Je me suis mis à formuler trois hypothèses !

  • L’hypothèse de l’intimité. Peut-être que le suspense n’est pas dans « que va-t-il se passer ? », mais plutôt dans « comment le héros va-t-il le vivre ? » Les lecteurs s’accrochent aux détails concrets (un regard, un silence, un objet symbolique, le décorum de la scène) comme à des indices. Ces indices recréent la sensation d’une enquête, d’un cheminement vers la vérité (même si on ne la cherche pas vraiment), cette vérité qui serait l’intimité du héros.
  • Le rythme invisible : Cette enquête produit un rythme invisible en procédant pas à pas, marche après marche, comme on monte un escalier. J’ai écrit ce livre sans précipitation, en détaillant chaque étape. Pourtant, certains m’ont dit « ne pas pouvoir le lâcher ». Est-ce l’effet des chapitres courts, symbolisant chaque étape de l’enquête ?
  • L’identification : Une rupture, c’est une histoire que tout le monde connaît — mais personne ne l’a vécue comme ça. C’est ce « comme ça » qui fascine. Ce « comme ça », qui ressemble à son histoire, mais s’en écarte beaucoup. L’effet d’addiction du lecteur se produit dans cette différence entre ce qu’il reconnaît et ce qu’il découvre.

Ce que ça change pour moi, en tant qu’auteur

À peu près tout. D’abord, parce que j’ignorais que j’étais capable d’écrire ainsi. Ensuite, parce que ça m’interroge pour la suite.

  • Une révélation sur mon écriture : Ce retour m’a appris que je pouvais créer de l’addiction sans artifice. Que ma force était peut-être là : dans l’honnêteté crue, sans affects ni postures.
  • Un défi pour la suite : Maintenant, la question se pose : et si mon prochain roman n’était pas un page turner? Si cette première tentative était le fruit du hasard ? Si je ne parvenais plus à atteindre cette honnêteté ? Si je trahissais ce qui fait peut-être ma voix ?
  • Le mot de la fin revient aux lecteurs : vous m’avez montré que les clichés sont tenaces, et que les étiquettes sont des pièges. Un livre peut être lent et haletant, intime et universel. Comme la vie, en somme.

Et si le vrai suspense était dans la vie elle-même ?

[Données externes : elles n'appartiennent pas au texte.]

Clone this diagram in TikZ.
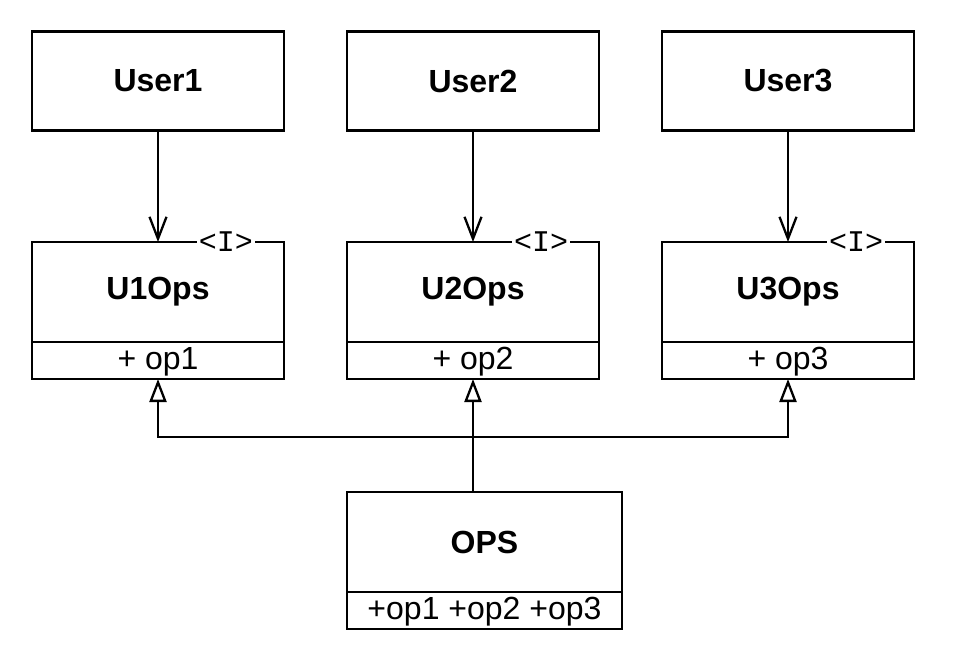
\documentclass[tikz,border=0pt]{standalone}
\usepackage{fontspec}
\setmainfont{Liberation Sans}
\setmonofont{Liberation Mono}
\usepackage{tikz}
\usetikzlibrary{calc,positioning,arrows.meta}
\tikzstyle{class name} = [rectangle,draw,outer sep=0pt,minimum width=252pt,minimum height=99pt,inner sep=1pt,font=\bfseries\fontsize{32}{36}\selectfont]
\tikzstyle{class ops}  = [rectangle,draw,outer sep=0pt,minimum width=252pt,minimum height=37pt,inner sep=1pt,text depth=4pt,font=\fontsize{32}{36}\selectfont]
\tikzstyle{iface mark} = [fill=white,inner sep=2pt,font=\ttfamily\fontsize{30}{30}\selectfont]
\tikzstyle{uses}       = [-{Straight Barb[length=22pt,width=17pt]}]
\tikzstyle{realizes}   = [-{Triangle[open,length=23pt,width=17pt]}]

\begin{document}
\begin{tikzpicture}[x=1pt,y=-1pt,line width=2.3pt]

    \useasboundingbox (0,0) rectangle (956,658);

    % Users
    \node(user1)[class name] at (158,81) {User1};
    \node(user2)[class name] at (473,81) {User2};
    \node(user3)[class name] at (788,81) {User3};

    % Interfaces of each user
    \node(u1name)[class name, minimum height=100pt] at (158,292) {U1Ops};
    \node(u1ops)[class ops, below=0pt of u1name] {+ op1};
    \node(u2name)[class name, minimum height=100pt] at (473,292) {U2Ops};
    \node(u2ops)[class ops, below=0pt of u2name] {+ op2};
    \node(u3name)[class name, minimum height=100pt] at (788,292) {U3Ops};
    \node(u3ops)[class ops, below=0pt of u3name] {+ op3};

    \node[iface mark] at ($(u1name.north east)+(-58,0)$) {<I>};
    \node[iface mark] at ($(u2name.north east)+(-58,0)$) {<I>};
    \node[iface mark] at ($(u3name.north east)+(-58,0)$) {<I>};

    % Implementation
    \node(opsname)[class name, minimum width=275pt, minimum height=100pt] at (484.5,542) {OPS};
    \node(opsops)[class ops, minimum width=275pt, below=0pt of opsname] {+op1 +op2 +op3};

    % User uses its interface
    \draw[uses] (user1) -- (u1name);
    \draw[uses] (user2) -- (u2name);
    \draw[uses] (user3) -- (u3name);

    % OPS realizes all interfaces
    \coordinate(bus) at ($(u2ops.south)+(0,58)$);
    \draw[realizes] (opsname.north -| u2ops.south) -- (u2ops);
    \draw[realizes] (bus) -| (u1ops);
    \draw[realizes] (bus) -| (u3ops);

\end{tikzpicture}
\end{document}
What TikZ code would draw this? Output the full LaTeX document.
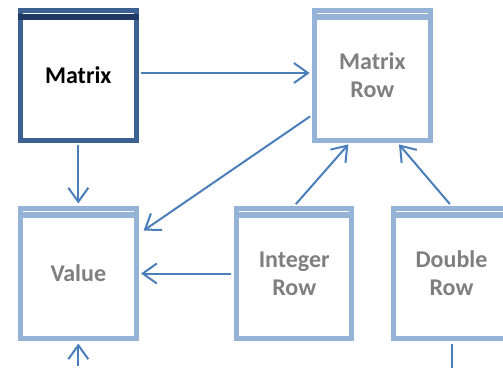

Alors, mon éclat de rire devant ma lectrice s’est transformé en réflexion. Sur moi, sur la vie, sur le monde. Et sur l’intimité que je crois aujourd’hui, plus que jamais, politique. Écrire sur l’intimité, c’est le dernier espace pour tenter de déchiffrer nos aberrations, nos contradictions, nos errances. Un espace restreint, mais épique.

Alors, dis-moi : quel est le dernier livre « sans suspense » qui t’a tenu éveillé jusqu’à 3 h du matin ?

Tu peux le placer en commentaire sur le blog

« Ils étaient tous les deux debout dans le salon, l’un en short et tee-shirt, l’autre en pyjama, deux aventuriers de Koh-Lanta du quotidien. Il était deux heures du matin. Stéphane prit Paul dans ses bras, comme un petit frère ou un enfant, et le serra fort. Il trouvait cette émotion nocturne très touchante dans sa sincérité, mais aussi très bête dans le fond. Il lui expliqua qu’on ne quitte pas les gens parce qu’on ne se couche pas à la même heure, qu’il n’allait pas partir et que, si cela devait arriver, il le saurait, car il lui en aurait parlé, et que c’était comme ça dans les couples, parfois on ne fait pas toujours les choses dans un temps synchronisé. Il avait l’impression d’expliciter la vie à un enfant de six ans. Paul en avait quarante. »

Extrait de La chasse à la biche à Compiègne.